Читать «Откровение и сокровение» онлайн - страница 2
Лев Александрович Аннинский
Главная книга – «Жизнь Иванова» (2005).
Судьбоносные моменты – изгнание «за профнепригодность» из журнала «Советский Союз» в 1957 г.; женитьба; рождение трех дочерей (1958, 1970, 1974). Написание «Жизни Иванова» (1969–1976).
Любимые композиторы – Бах, Григ, Сибелиус, Равель, Мусоргский, Чайковский. В живописи нравится творчество импрессионистов (особенно Моне).
Мечта: «Написать все, чем душа мучается, и чтобы люди прочли!»
Кредо: «Лучше быть дураком среди умных, чем умным среди дураков».
Огни Фета
«Россия… прозевала Фета». Семьдесят с лишним лет назад брошено в малоизвестном узком издании литературоведом, биографию которого теперь даже и энциклопедии помнят нетвёрдо, – а бередит, жжет каждого, кто задумывается о судьбе и наследии великого лирика.

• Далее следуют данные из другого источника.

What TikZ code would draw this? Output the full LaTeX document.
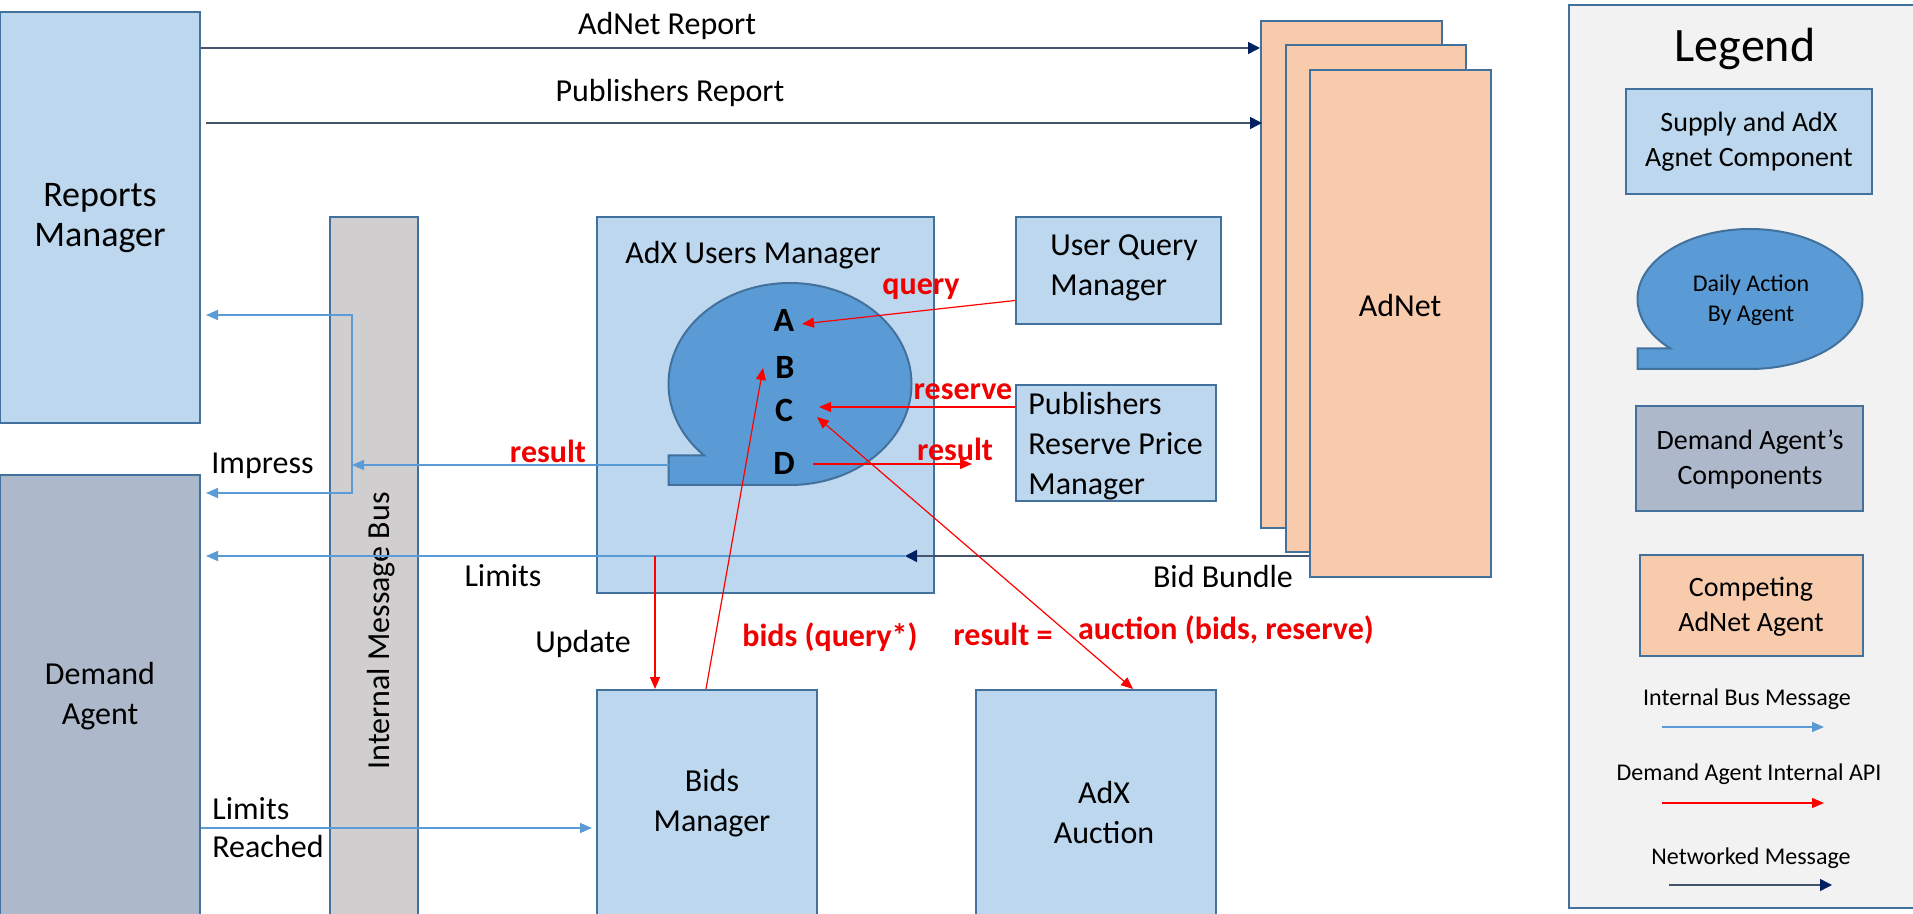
\documentclass[tikz,border=0pt]{standalone}
\usepackage{fontspec}
\setmainfont{Carlito}
\usetikzlibrary{arrows.meta,fit,calc}

\definecolor{boxblue}{HTML}{BDD7EE}
\definecolor{edgeblue}{HTML}{41719C}
\definecolor{demandgray}{HTML}{ADB9CA}
\definecolor{busgray}{HTML}{D0CECE}
\definecolor{adnetorange}{HTML}{F8CBAD}
\definecolor{bubbleblue}{HTML}{5B9BD5}
\definecolor{legendbg}{HTML}{F2F2F2}
\definecolor{busline}{HTML}{5B9BD5}
\definecolor{apired}{HTML}{FF0000}
\definecolor{redtext}{HTML}{F00000}
\definecolor{netline}{HTML}{44546A}
\definecolor{nettip}{HTML}{002060}

\tikzset{
  compbox/.style={draw=edgeblue, line width=1pt, fill=boxblue, inner sep=0pt},
  txt/.style={inner sep=0pt, text=black, font=\fontsize{16}{20}\selectfont},
  boxtxt/.style={txt, align=center},
  redlbl/.style={inner sep=0pt, text=redtext, font=\bfseries\fontsize{16}{20}\selectfont},
  letter/.style={inner sep=0pt, text=black, font=\bfseries\fontsize{17}{20}\selectfont},
  legtxt/.style={inner sep=0pt, text=black, align=center, font=\fontsize{12}{15}\selectfont},
  legboxtxt/.style={inner sep=0pt, text=black, align=center, font=\fontsize{14}{17.5}\selectfont},
  busarrow/.style={draw=busline, line width=0.75pt, >={Triangle[length=6pt,width=5pt]}},
  apiarrow/.style={draw=apired, line width=0.6pt, >={Triangle[length=6pt,width=5pt]}},
  netarrow/.style={draw=netline, line width=0.75pt, >={Triangle[length=6pt,width=6pt,color=nettip]}},
  pics/callout/.style 2 args={code={
    \filldraw[fill=bubbleblue, draw=edgeblue, line width=1pt, line join=miter]
      (225:#1 and #2) arc[start angle=225, end angle=-90, x radius=#1, y radius=#2]
      -- (-#1,-#2) -- (-#1,{-0.7071*#2}) -- cycle;
  }}
}

\begin{document}
\begin{tikzpicture}[x=0.5pt, y=-0.5pt]
\useasboundingbox (0,0) rectangle (1913,914);
\clip (0,0) rectangle (1913,914);
\fill[white] (0,0) rectangle (1913,914);

% ---- components ----
\node[compbox, fit={(0,12) (200,423)}] (rm) {};
\node[boxtxt, font=\fontsize{18}{20}\selectfont] (rmtxt) at (100,218) {Reports\\Manager};
\node[compbox, fill=demandgray, fit={(0,475) (200,917)}] (da) {};
\node[boxtxt] (datxt) at (100,696) {Demand\\Agent};
\node[compbox, fill=busgray, fit={(330,217) (418,930)}] (bus) {};
\node[txt, rotate=90] (bustxt) at (381,631) {Internal Message Bus};

\node[compbox, fit={(597,217) (934,593)}] (aum) {};
\node[txt, anchor=west] (aumtxt) at (625,255) {AdX Users Manager};
\pic at (790,384) {callout={60.75pt}{50.5pt}};
\node[letter] (nA) at (784,320) {A};
\node[letter] (nB) at (785,367) {B};
\node[letter] (nC) at (784,410) {C};
\node[letter] (nD) at (784,463) {D};

\node[compbox, fit={(1016,217) (1221,324)}] (uqm) {};
\node[txt, anchor=west, align=left] (uqmtxt) at (1050,268) {User Query\\Manager};
\node[compbox, fit={(1016,385) (1216,501)}] (prpm) {};
\node[txt, anchor=west, align=left] (prpmtxt) at (1028,446) {Publishers\\Reserve Price\\Manager};

\node[compbox, fill=adnetorange, fit={(1261,21) (1442,528)}] (adnet1) {};
\node[compbox, fill=adnetorange, fit={(1286,45) (1466,552)}] (adnet2) {};
\node[compbox, fill=adnetorange, fit={(1310,70) (1491,577)}] (adnet3) {};
\node[txt] (adnettxt) at (1400,306) {AdNet};

\node[compbox, fit={(597,690) (817,916)}] (bids) {};
\node[boxtxt] (bidstxt) at (712,803) {Bids\\Manager};
\node[compbox, fit={(976,690) (1216,936)}] (auction) {};
\node[boxtxt] (auctiontxt) at (1104,813) {AdX\\Auction};

% ---- legend ----
\node[compbox, fill=legendbg, fit={(1569,5) (1918,908)}] (legend) {};
\node[inner sep=0pt, font=\fontsize{24}{28}\selectfont] (legtitle) at (1745,49) {Legend};
\node[compbox, fit={(1626,89) (1872,194)}] (lgsupply) {};
\node[legboxtxt] (lgsupplytxt) at (1749,142) {Supply and AdX\\Agnet Component};
\pic at (1750,299) {callout={56.25pt}{35pt}};
\node[legtxt] (lgbubble) at (1751,300) {Daily Action\\By Agent};
\node[compbox, fill=demandgray, fit={(1636,406) (1863,511)}] (lgdemand) {};
\node[legboxtxt] (lgdemandtxt) at (1750,459) {Demand Agent’s\\Components};
\node[compbox, fill=adnetorange, fit={(1640,555) (1863,656)}] (lgadnet) {};
\node[legboxtxt] (lgadnettxt) at (1751,607) {Competing\\AdNet Agent};
\node[legtxt] (lgbus) at (1747,699) {Internal Bus Message};
\node[legtxt] (lgapi) at (1749,774) {Demand Agent Internal API};
\node[legtxt] (lgnet) at (1751,858) {Networked Message};
\coordinate (lgbusA) at (1662,727);  \coordinate (lgbusB) at (1824,727);
\coordinate (lgapiA) at (1662,803);  \coordinate (lgapiB) at (1824,803);
\coordinate (lgnetA) at (1669,885);  \coordinate (lgnetB) at (1832,885);
\draw[busarrow, ->] (lgbusA) -- (lgbusB);
\draw[apiarrow, ->] (lgapiA) -- (lgapiB);
\draw[netarrow, ->] (lgnetA) -- (lgnetB);

% ---- connector helper points ----
\coordinate (ar) at (0,48);
\coordinate (pr) at (0,123);
\coordinate (foot) at (669,465);
\coordinate (jn) at (352,465);
\coordinate (brtop) at (352,315);
\coordinate (brbot) at (352,493);
\coordinate (bb) at (905,556);
\coordinate (upd) at (655,556);
\coordinate (lr) at (0,828);
\coordinate (tA) at (802,324);
\coordinate (tB) at (763,368);
\coordinate (tC1) at (819,407);
\coordinate (tC2) at (817,417);
\coordinate (tD) at (813,464);
\coordinate (tDend) at (972,464);

% ---- networked messages ----
\draw[netarrow, ->] (ar -| rm.east) -- (ar -| adnet1.west);
\draw[netarrow, ->, shorten <=2.5pt, shorten >=-1pt] (pr -| rm.east) -- (pr -| adnet1.west);
\draw[netarrow, ->] (bb -| adnet3.west) -- (bb);

% ---- internal bus messages ----
\draw[busarrow, ->] (foot) -- (jn);
\draw[busarrow, <->, shorten <=2.5pt, shorten >=2.5pt]
  (brtop -| rm.east) -- (brtop) -- (brbot) -- (brbot -| da.east);
\draw[busarrow, ->, shorten >=2.5pt] (bb) -- (bb -| da.east);
\draw[busarrow, ->, shorten >=2pt] (lr -| da.east) -- (lr -| bids.west);

% ---- demand agent internal API ----
\draw[apiarrow, ->] ($(uqm.west)+(0,30)$) -- (tA);
\draw[apiarrow, ->] ($(prpm.west)+(0,-36)$) -- (tC1);
\draw[apiarrow, ->] (tD) -- (tDend);
\draw[apiarrow, ->] ($(bids.north west)+(110,0)$) -- (tB);
\draw[apiarrow, <->] (tC2) -- ($(auction.north west)+(158,0)$);
\draw[apiarrow, ->] (upd) -- (upd |- bids.north);

% ---- labels ----
\node[txt] (lblanr) at (667,26) {AdNet Report};
\node[txt] (lblpr) at (670,93) {Publishers Report};
\node[txt, anchor=west] (lblimp) at (211,466) {Impress};
\node[redlbl] (lblres1) at (548,451) {result};
\node[txt] (lbllim) at (503,576) {Limits};
\node[txt] (lblbb) at (1223,577) {Bid Bundle};
\node[txt] (lblupd) at (583,644) {Update};
\node[redlbl] (lblbids) at (830,637) {bids (query*)};
\node[redlbl] (lblreseq) at (1003,634) {result =};
\node[redlbl] (lblauct) at (1226,630) {auction (bids, reserve)};
\node[txt, anchor=west] (lbllr1) at (212,809) {Limits};
\node[txt, anchor=west] (lbllr2) at (212,847) {Reached};
\node[redlbl] (lblq) at (921,289) {query};
\node[redlbl] (lblrsv) at (963,392) {reserve};
\node[redlbl] (lblres2) at (955,449) {result};
\end{tikzpicture}
\end{document}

Там ведь еще и посильней сказано. Борис Садовской, один из первых биографов Фета, был из круга символистов и хорошо знал, как на рубеже нового века они поднимали Фета из праха, с каким вызовом Бальмонт и Брюсов в своих знаменитых лекциях возводили его имя к звёздам и Блок ставил его на первое место среди своих предтеч. Далековато было от тех первых зарниц до признания, которое ожидало Фета в новом веке, при свете нового дня; тот ранний возврат к нему был – как неверная вспышка в ночи, когда все дышит апокалиптикой. У Садовского так сказано: «Сам по себе тот факт, что Россия целиком прозевала Фета, – страшен: он заставляет усомниться в нашем праве на национальное бытие».
В 1910 году, на краешке эпохи, когда считанные годы отделяли старую Россию от последней катастрофы, это звучало вполне серьезно. Но мы сегодня, оборачиваясь на полтора века, прожитые русской культурой с именем Фета, – мы можем наконец сбросить это обвинение в архив. Нет! Не прозевала.
Конечно, борьба шла без жалости. Целую историческую эпоху Россия передовая, Россия радикальная не принимала в Фете ни пафоса, ни позиции. Но никогда никто из людей, мало-мальски смыслящих в стихе, не сомневался, что этот лошадник и кирасир, этот оголтелый хозяин и раболепный верноподданный обладал уникальным поэтическим даром. В этом не сомневались даже самые лютые его противники. И когда Николай Чернышевский, уже задним числом, «после битвы», с горькой усмешкой помянул Фета в письме к сыновьям… Нет, надо прежде представить себе контраст обстановки: февраль 1878 года: Фет… в цветущей зимней оранжерее своего роскошного новоприобретенного дома в Воробьевке: как лилея глядится в горный ручей, ты стояла над первою песней моей… А в пустынном, заснеженном Вилюйске единственный крепкий дом – тюрьма, и из тюрьмы пишет сыновьям Чернышевский: был-де в свое время некто Фет, автор стихов такого содержания, что их могла бы написать лошадь, если б выучилась писать стихи; Фета этого он, Чернышевский, знавал в молодости, и был это положительный идиот, идиот, каких мало на свете, но – с поэтическим талантом!
Оставим «лошадь», хотя много лет спусти исследователи отдадут должное проницательности великого критика, уловившего в мироконцепции Фета неизъяснимую природность. Оставим и идиота… – хотя за десять лет до того Достоевский уже обозначил тонкую неоднозначность этого понятия в контексте русской духовности. Нам важно другое: в момент крайнего ожесточения в лице своего крайне радикального представителя Россия, атакующая Фета, знает, что она атакует взысканного Богом Поэта.